• **The request**: Can you print the data exactly and leave out each image?

>> start

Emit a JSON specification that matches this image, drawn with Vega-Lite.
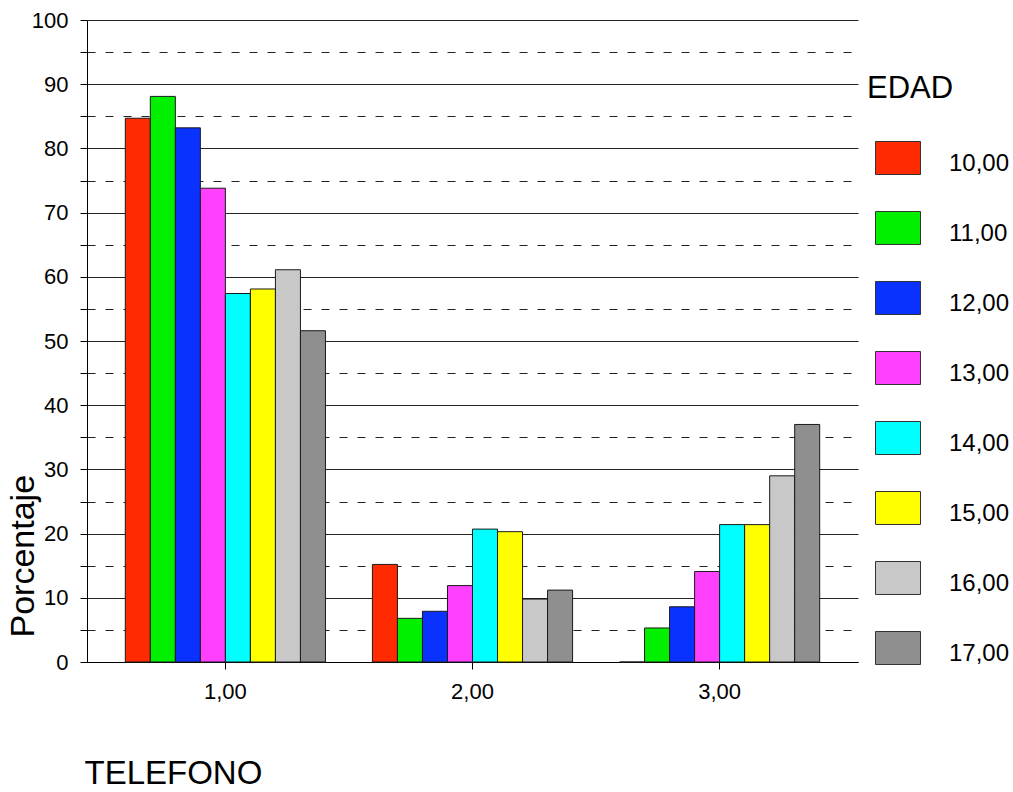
{
  "$schema": "https://vega.github.io/schema/vega-lite/v6.json",
  "autosize": "none",
  "padding": {"left": 87, "top": 20, "right": 155, "bottom": 130},
  "width": 771,
  "height": 642,
  "background": "white",
  "config": {
    "view": {"stroke": null},
    "font": "Liberation Sans"
  },
  "data": {
    "values": [
      {"telefono": "1,00", "edad": "10,00", "pct": 84.7},
      {"telefono": "1,00", "edad": "11,00", "pct": 88.1},
      {"telefono": "1,00", "edad": "12,00", "pct": 83.2},
      {"telefono": "1,00", "edad": "13,00", "pct": 73.8},
      {"telefono": "1,00", "edad": "14,00", "pct": 57.4},
      {"telefono": "1,00", "edad": "15,00", "pct": 58.1},
      {"telefono": "1,00", "edad": "16,00", "pct": 61.1},
      {"telefono": "1,00", "edad": "17,00", "pct": 51.6},
      {"telefono": "2,00", "edad": "10,00", "pct": 15.2},
      {"telefono": "2,00", "edad": "11,00", "pct": 6.8},
      {"telefono": "2,00", "edad": "12,00", "pct": 7.9},
      {"telefono": "2,00", "edad": "13,00", "pct": 11.9},
      {"telefono": "2,00", "edad": "14,00", "pct": 20.7},
      {"telefono": "2,00", "edad": "15,00", "pct": 20.3},
      {"telefono": "2,00", "edad": "16,00", "pct": 9.8},
      {"telefono": "2,00", "edad": "17,00", "pct": 11.2},
      {"telefono": "3,00", "edad": "10,00", "pct": 0},
      {"telefono": "3,00", "edad": "11,00", "pct": 5.3},
      {"telefono": "3,00", "edad": "12,00", "pct": 8.6},
      {"telefono": "3,00", "edad": "13,00", "pct": 14.1},
      {"telefono": "3,00", "edad": "14,00", "pct": 21.4},
      {"telefono": "3,00", "edad": "15,00", "pct": 21.4},
      {"telefono": "3,00", "edad": "16,00", "pct": 29.0},
      {"telefono": "3,00", "edad": "17,00", "pct": 37.0}
    ]
  },
  "mark": {"type": "bar", "stroke": "#1a1a1a", "strokeWidth": 1, "opacity": 1},
  "encoding": {
    "x": {
      "field": "telefono",
      "type": "nominal",
      "sort": ["1,00", "2,00", "3,00"],
      "scale": {"paddingInner": 0.19, "paddingOuter": 0.155},
      "axis": {
        "title": "TELEFONO",
        "titleFontSize": 33,
        "titleFontWeight": "normal",
        "titleColor": "#000",
        "titleAnchor": "start",
        "titleAlign": "left",
        "titleBaseline": "alphabetic",
        "titleX": -3,
        "titleY": 121,
        "labelAngle": 0,
        "labelFontSize": 22,
        "labelColor": "#000",
        "labelPadding": 12,
        "tickSize": 7,
        "tickColor": "#000",
        "domainColor": "#000",
        "grid": false
      }
    },
    "xOffset": {
      "field": "edad",
      "type": "nominal",
      "sort": ["10,00", "11,00", "12,00", "13,00", "14,00", "15,00", "16,00", "17,00"],
      "scale": {"paddingInner": 0, "paddingOuter": 0}
    },
    "y": {
      "field": "pct",
      "type": "quantitative",
      "scale": {"domain": [0, 100], "nice": false},
      "axis": {
        "title": "Porcentaje",
        "titleFontSize": 34,
        "titleFontWeight": "normal",
        "titleColor": "#000",
        "titleAnchor": "start",
        "titleAlign": "left",
        "titleAngle": -90,
        "titleBaseline": "alphabetic",
        "titleX": -54,
        "titleY": 617,
        "values": [0, 5, 10, 15, 20, 25, 30, 35, 40, 45, 50, 55, 60, 65, 70, 75, 80, 85, 90, 95, 100],
        "labelExpr": "datum.value % 10 === 0 ? datum.label : ''",
        "labelOverlap": false,
        "labelFlush": false,
        "labelFontSize": 22,
        "labelColor": "#000",
        "labelPadding": 12,
        "tickSize": 7,
        "tickColor": "#000",
        "domainColor": "#000",
        "grid": true,
        "gridColor": "#222",
        "gridOpacity": 1,
        "gridWidth": 1,
        "gridDash": {"condition": {"test": "datum.value % 10 === 0", "value": []}, "value": [8, 10]}
      }
    },
    "color": {
      "field": "edad",
      "type": "nominal",
      "scale": {
        "domain": ["10,00", "11,00", "12,00", "13,00", "14,00", "15,00", "16,00", "17,00"],
        "range": ["#FF2A00", "#00F000", "#0A32FF", "#FF40FF", "#00FFFF", "#FFFF00", "#C8C8C8", "#8F8F8F"]
      },
      "legend": {
        "title": "EDAD",
        "orient": "none",
        "legendX": 780,
        "legendY": 54,
        "titleFontSize": 31,
        "titleFontWeight": "normal",
        "titleColor": "#000",
        "titlePadding": 36,
        "labelFontSize": 24,
        "labelColor": "#000",
        "labelOffset": 36,
        "symbolType": "M-0.644,-1.0L1.356,-1.0L1.356,0.466L-0.644,0.466Z",
        "symbolSize": 2025,
        "symbolStrokeColor": "#333",
        "symbolStrokeWidth": 1,
        "symbolOpacity": 1,
        "rowPadding": 32,
        "labelLimit": 200
      }
    }
  }
}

>> end

• **Solution**:
Emit a JSON specification that matches this image, drawn with Vega-Lite.
{
  "$schema": "https://vega.github.io/schema/vega-lite/v6.json",
  "autosize": "none",
  "padding": {"left": 87, "top": 20, "right": 155, "bottom": 130},
  "width": 771,
  "height": 642,
  "background": "white",
  "config": {
    "view": {"stroke": null},
    "font": "Liberation Sans"
  },
  "data": {
    "values": [
      {"telefono": "1,00", "edad": "10,00", "pct": 84.7},
      {"telefono": "1,00", "edad": "11,00", "pct": 88.1},
      {"telefono": "1,00", "edad": "12,00", "pct": 83.2},
      {"telefono": "1,00", "edad": "13,00", "pct": 73.8},
      {"telefono": "1,00", "edad": "14,00", "pct": 57.4},
      {"telefono": "1,00", "edad": "15,00", "pct": 58.1},
      {"telefono": "1,00", "edad": "16,00", "pct": 61.1},
      {"telefono": "1,00", "edad": "17,00", "pct": 51.6},
      {"telefono": "2,00", "edad": "10,00", "pct": 15.2},
      {"telefono": "2,00", "edad": "11,00", "pct": 6.8},
      {"telefono": "2,00", "edad": "12,00", "pct": 7.9},
      {"telefono": "2,00", "edad": "13,00", "pct": 11.9},
      {"telefono": "2,00", "edad": "14,00", "pct": 20.7},
      {"telefono": "2,00", "edad": "15,00", "pct": 20.3},
      {"telefono": "2,00", "edad": "16,00", "pct": 9.8},
      {"telefono": "2,00", "edad": "17,00", "pct": 11.2},
      {"telefono": "3,00", "edad": "10,00", "pct": 0},
      {"telefono": "3,00", "edad": "11,00", "pct": 5.3},
      {"telefono": "3,00", "edad": "12,00", "pct": 8.6},
      {"telefono": "3,00", "edad": "13,00", "pct": 14.1},
      {"telefono": "3,00", "edad": "14,00", "pct": 21.4},
      {"telefono": "3,00", "edad": "15,00", "pct": 21.4},
      {"telefono": "3,00", "edad": "16,00", "pct": 29.0},
      {"telefono": "3,00", "edad": "17,00", "pct": 37.0}
    ]
  },
  "mark": {"type": "bar", "stroke": "#1a1a1a", "strokeWidth": 1, "opacity": 1},
  "encoding": {
    "x": {
      "field": "telefono",
      "type": "nominal",
      "sort": ["1,00", "2,00", "3,00"],
      "scale": {"paddingInner": 0.19, "paddingOuter": 0.155},
      "axis": {
        "title": "TELEFONO",
        "titleFontSize": 33,
        "titleFontWeight": "normal",
        "titleColor": "#000",
        "titleAnchor": "start",
        "titleAlign": "left",
        "titleBaseline": "alphabetic",
        "titleX": -3,
        "titleY": 121,
        "labelAngle": 0,
        "labelFontSize": 22,
        "labelColor": "#000",
        "labelPadding": 12,
        "tickSize": 7,
        "tickColor": "#000",
        "domainColor": "#000",
        "grid": false
      }
    },
    "xOffset": {
      "field": "edad",
      "type": "nominal",
      "sort": ["10,00", "11,00", "12,00", "13,00", "14,00", "15,00", "16,00", "17,00"],
      "scale": {"paddingInner": 0, "paddingOuter": 0}
    },
    "y": {
      "field": "pct",
      "type": "quantitative",
      "scale": {"domain": [0, 100], "nice": false},
      "axis": {
        "title": "Porcentaje",
        "titleFontSize": 34,
        "titleFontWeight": "normal",
        "titleColor": "#000",
        "titleAnchor": "start",
        "titleAlign": "left",
        "titleAngle": -90,
        "titleBaseline": "alphabetic",
        "titleX": -54,
        "titleY": 617,
        "values": [0, 5, 10, 15, 20, 25, 30, 35, 40, 45, 50, 55, 60, 65, 70, 75, 80, 85, 90, 95, 100],
        "labelExpr": "datum.value % 10 === 0 ? datum.label : ''",
        "labelOverlap": false,
        "labelFlush": false,
        "labelFontSize": 22,
        "labelColor": "#000",
        "labelPadding": 12,
        "tickSize": 7,
        "tickColor": "#000",
        "domainColor": "#000",
        "grid": true,
        "gridColor": "#222",
        "gridOpacity": 1,
        "gridWidth": 1,
        "gridDash": {"condition": {"test": "datum.value % 10 === 0", "value": []}, "value": [8, 10]}
      }
    },
    "color": {
      "field": "edad",
      "type": "nominal",
      "scale": {
        "domain": ["10,00", "11,00", "12,00", "13,00", "14,00", "15,00", "16,00", "17,00"],
        "range": ["#FF2A00", "#00F000", "#0A32FF", "#FF40FF", "#00FFFF", "#FFFF00", "#C8C8C8", "#8F8F8F"]
      },
      "legend": {
        "title": "EDAD",
        "orient": "none",
        "legendX": 780,
        "legendY": 54,
        "titleFontSize": 31,
        "titleFontWeight": "normal",
        "titleColor": "#000",
        "titlePadding": 36,
        "labelFontSize": 24,
        "labelColor": "#000",
        "labelOffset": 36,
        "symbolType": "M-0.644,-1.0L1.356,-1.0L1.356,0.466L-0.644,0.466Z",
        "symbolSize": 2025,
        "symbolStrokeColor": "#333",
        "symbolStrokeWidth": 1,
        "symbolOpacity": 1,
        "rowPadding": 32,
        "labelLimit": 200
      }
    }
  }
}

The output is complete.